All three of us (me, husband, Bat Girl) have gotten the seasonal flu shot. We will be getting the H1N1 vaccine as soon as we are able. We got the seasonal shots at the beginning of October from BG's pediatrician (she only gets the thimerosal-free versions), and since she recommends spacing out all flu vaccines one month apart, BG will be getting the first dose of H1N1 in the beginning of November, and the second dose at the beginning of December. (Kids under 9 have to get 2 doses of H1N1 for it to be effective. Since she has had the seasonal flu shot before, she only needed one dose of that one.) Since she freaked out getting the seasonal shot and tried to rip the needle out of her leg, I decided to get her the nasal spray for H1N1.

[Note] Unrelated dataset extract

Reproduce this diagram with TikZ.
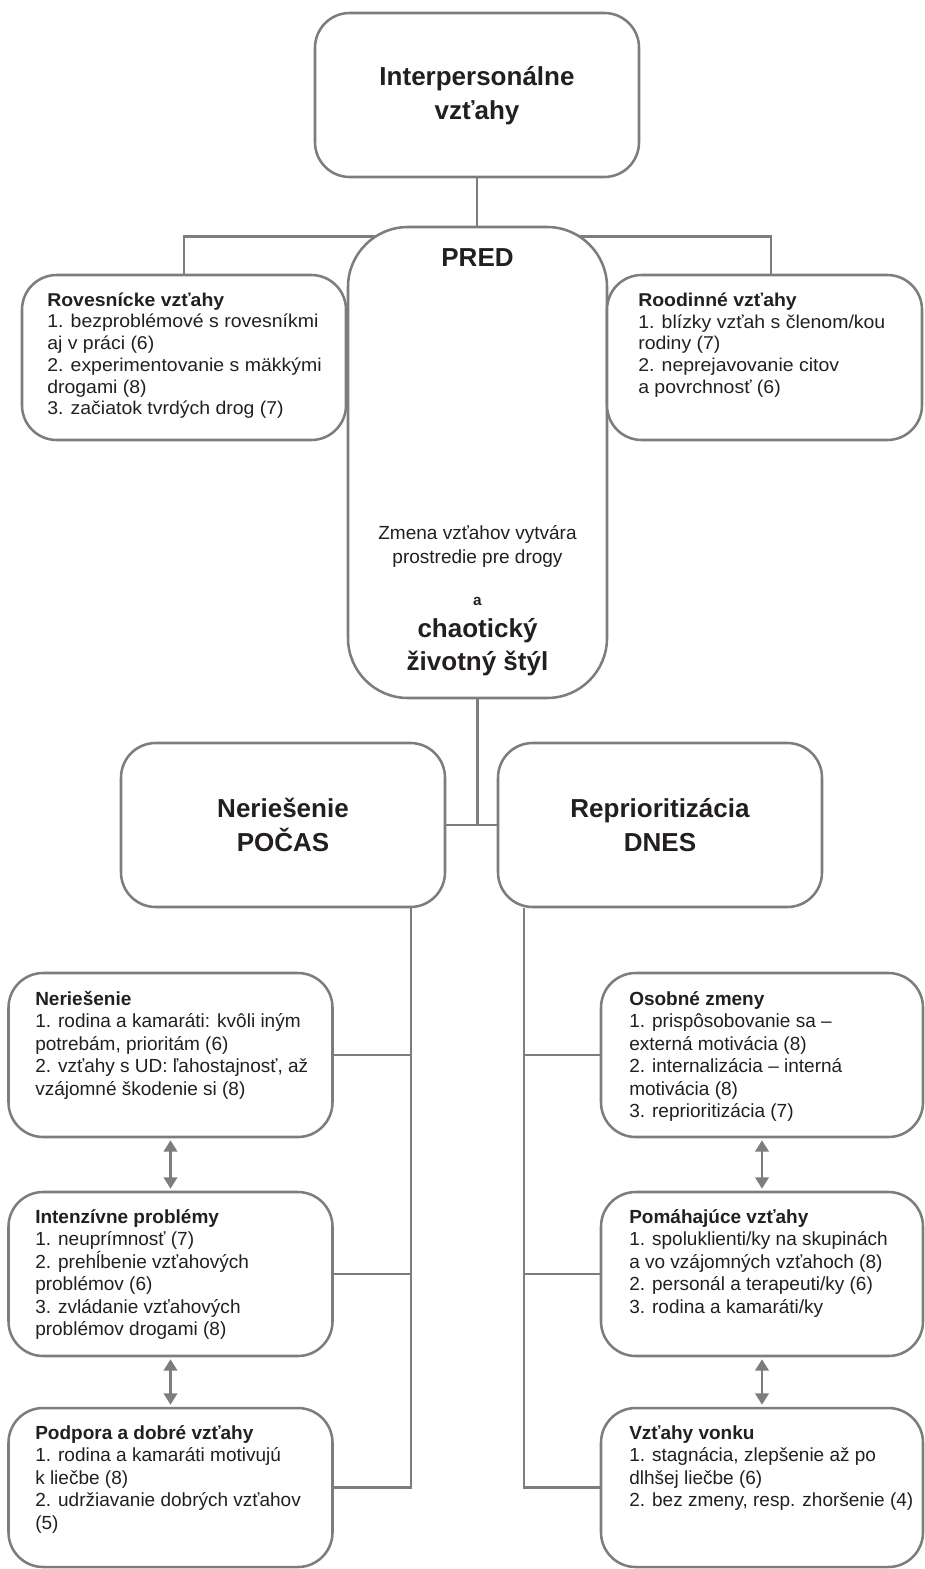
\documentclass[tikz,border=0pt]{standalone}
\usepackage{fontspec}
\setmainfont{Liberation Sans}
\newfontfamily\upfont{Liberation Sans}[FakeStretch=1.05]
\usetikzlibrary{arrows.meta}
\definecolor{lineg}{HTML}{7D7D7D}
\definecolor{txt}{HTML}{231F20}
\pgfdeclarelayer{bg}
\pgfsetlayers{bg,main}
\newcommand{\fs}{\rule{0pt}{13.5pt}}
\begin{document}
\begin{tikzpicture}[x=0.75pt,y=-0.75pt,
 conn/.style={draw=lineg,line width=2pt},
 box/.style={draw=lineg,line width=1.9pt,fill=white,rounded corners=26pt,inner sep=0pt,minimum width=243pt},
 title/.style={text=txt,font={\fontsize{19.5pt}{25.5pt}\selectfont\bfseries},align=center,inner sep=0pt},
 body/.style={text=txt,font={\fontsize{14.25pt}{16.9pt}\selectfont},align=left,inner sep=0pt,anchor=north west},
 upbody/.style={text=txt,font={\upfont\fontsize{13.9pt}{16.3pt}\selectfont},align=left,inner sep=0pt,anchor=north west},
 arr/.style={draw=lineg,line width=2pt,{Triangle[width=10pt,length=8.5pt]}-{Triangle[width=10pt,length=8.5pt]},shorten >=1.5pt,shorten <=1.5pt}
]
\useasboundingbox (0,0) rectangle (924,1569);
% boxes
\node[box,minimum height=123pt] (top) at (477,95) {};
\node[box,minimum width=194.25pt,minimum height=353.25pt,rounded corners=45pt] (pred) at (477.5,462.5) {};
\node[box,minimum height=123.75pt] (rov) at (184,357.5) {};
\node[box,minimum width=236.25pt,minimum height=123.75pt] (rood) at (764.5,357.5) {};
\node[box,minimum height=123pt] (pocas) at (283,825) {};
\node[box,minimum height=123pt] (dnes) at (660,825) {};
\node[box,minimum height=123pt] (l1) at (170.5,1055) {};
\node[box,minimum height=123pt] (l2) at (170.5,1274) {};
\node[box,minimum height=119.25pt] (l3) at (170.5,1487.5) {};
\node[box,minimum width=241.5pt,minimum height=123pt] (r1) at (762,1055) {};
\node[box,minimum width=241.5pt,minimum height=123pt] (r2) at (762,1274) {};
\node[box,minimum width=241.5pt,minimum height=119.25pt] (r3) at (762,1487.5) {};
% connectors
\coordinate (ltx) at (411,0);
\coordinate (rtx) at (524,0);
\coordinate (rdx) at (771,0);
\begin{pgfonlayer}{bg}
\draw[conn] (rov.north) -- ++(0,-37) coordinate (bl) -| (rood.north -| rdx);
\draw[conn] (top.south) -- (top.south |- bl);
\draw[conn] (pred.south) -- (pred.south |- pocas.east);
\draw[conn] (pocas.east) -- (dnes.west);
\draw[conn] (pocas.south -| ltx) |- (l3.east);
\draw[conn] (l1.east) -- (l1.east -| ltx);
\draw[conn] (l2.east) -- (l2.east -| ltx);
\draw[conn] (dnes.south -| rtx) |- (r3.west);
\draw[conn] (r1.west) -- (r1.west -| rtx);
\draw[conn] (r2.west) -- (r2.west -| rtx);
\end{pgfonlayer}
\draw[arr] (l1.south) -- (l2.north);
\draw[arr] (l2.south) -- (l3.north);
\draw[arr] (r1.south) -- (r2.north);
\draw[arr] (r2.south) -- (r3.north);
% texts
\node[title] (t0) at (477,96) {Interpersonálne\\vzťahy};
\node[title] (t1) at (477.5,258) {PRED};
\node[text=txt,font={\fontsize{14.25pt}{18pt}\selectfont},align=center,inner sep=0pt] (t2) at (477.5,546) {Zmena vzťahov vytvára\\prostredie pre drogy};
\node[text=txt,font={\fontsize{11.5pt}{14pt}\selectfont\bfseries},inner sep=0pt] (t3) at (477.5,601) {a};
\node[title,font={\fontsize{19.5pt}{24.75pt}\selectfont\bfseries}] (t4) at (477.5,647) {chaotický\\životný štýl};
\node[title] (t5) at (pocas.center) {Neriešenie\\POČAS};
\node[title] (t6) at (dnes.center) {Reprioritizácia\\DNES};
\node[upbody] (b1) at (47,288) {\fs\textbf{Rovesnícke vzťahy}\\1. bezproblémové s rovesníkmi\\aj v práci (6)\\2. experimentovanie s mäkkými\\drogami (8)\\3. začiatok tvrdých drog (7)};
\node[upbody] (b2) at (638,288) {\fs\textbf{Roodinné vzťahy}\\1. blízky vzťah s členom/kou\\rodiny (7)\\2. neprejavovanie citov\\a povrchnosť (6)};
\node[body] (b3) at (35,987) {\fs\textbf{Neriešenie}\\1. rodina a kamaráti: kvôli iným\\potrebám, prioritám (6)\\2. vzťahy s UD: ľahostajnosť, až\\vzájomné škodenie si (8)};
\node[body] (b4) at (35,1205) {\fs\textbf{Intenzívne problémy}\\1. neuprímnosť (7)\\2. prehĺbenie vzťahových\\problémov (6)\\3. zvládanie vzťahových\\problémov drogami (8)};
\node[body] (b5) at (35,1421) {\fs\textbf{Podpora a dobré vzťahy}\\1. rodina a kamaráti motivujú\\k liečbe (8)\\2. udržiavanie dobrých vzťahov\\(5)};
\node[body] (b6) at (629,987) {\fs\textbf{Osobné zmeny}\\1. prispôsobovanie sa –\\externá motivácia (8)\\2. internalizácia – interná\\motivácia (8)\\3. reprioritizácia (7)};
\node[body] (b7) at (629,1205) {\fs\textbf{Pomáhajúce vzťahy}\\1. spoluklienti/ky na skupinách\\a vo vzájomných vzťahoch (8)\\2. personál a terapeuti/ky (6)\\3. rodina a kamaráti/ky};
\node[body] (b8) at (629,1421) {\fs\textbf{Vzťahy vonku}\\1. stagnácia, zlepšenie až po\\dlhšej liečbe (6)\\2. bez zmeny, resp. zhoršenie (4)};
\end{tikzpicture}
\end{document}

I am a very big believer in flu shots. I have gotten one every year for as long as I can remember. Longtime readers may recall that I fretted a bit about whether to get a thimerosal-containing flu shot when pregnant with BG--but I went ahead and did it anyway. So there was never any question that we were getting the seasonal shot. I debated the H1N1 shot a bit, but considering that (a) I am hoping to get pregnant this flu season, (b) pregnant women and small children have had the highest fatality rates from H1N1 so far, (c) we are planning to put BG in day care, i.e. viral stewpot, 2 days a week this winter, and (d) given the demographics of our neighborhood (hippies, bobos, and non-English-speaking recent immigrants) the local vax rate will likely be quite low, I am not taking the risk of going unvaccinated. If I don't get pregnant this cycle, I will get the nasal spray when BG gets hers. If I do get pregnant (ha!) I will get the shot as soon as I possibly can.
If you are someone who has issues with vaccines in general, I totally respect that. What I have a hard time with is people who fear the H1N1 vaccine based on totally unfounded information that they picked up through rumor or on MDC. To wit:
-If you don't have a problem with seasonal flu vaccine, you shouldn't have a major problem with the H1N1 vaccine. They are made in exactly the same way--the only difference is the virus part.
-There are NO ADJUVANTS in any flu vaccines in the US. (If you're not in the US, your mileage may vary.)
-If you fear mercury in vaccines, you can get a thimerosal-free flu vaccine, either via a single-dose shot or the nasal spray (which is always mercury-free).
Here's a piece by Paul Offit (whom I know a lot of people have a problem with) explaining all of this in more detail. So if you decide not to get vaccinated--which you are totally within your rights to do--you will at least have the science straight. That is all.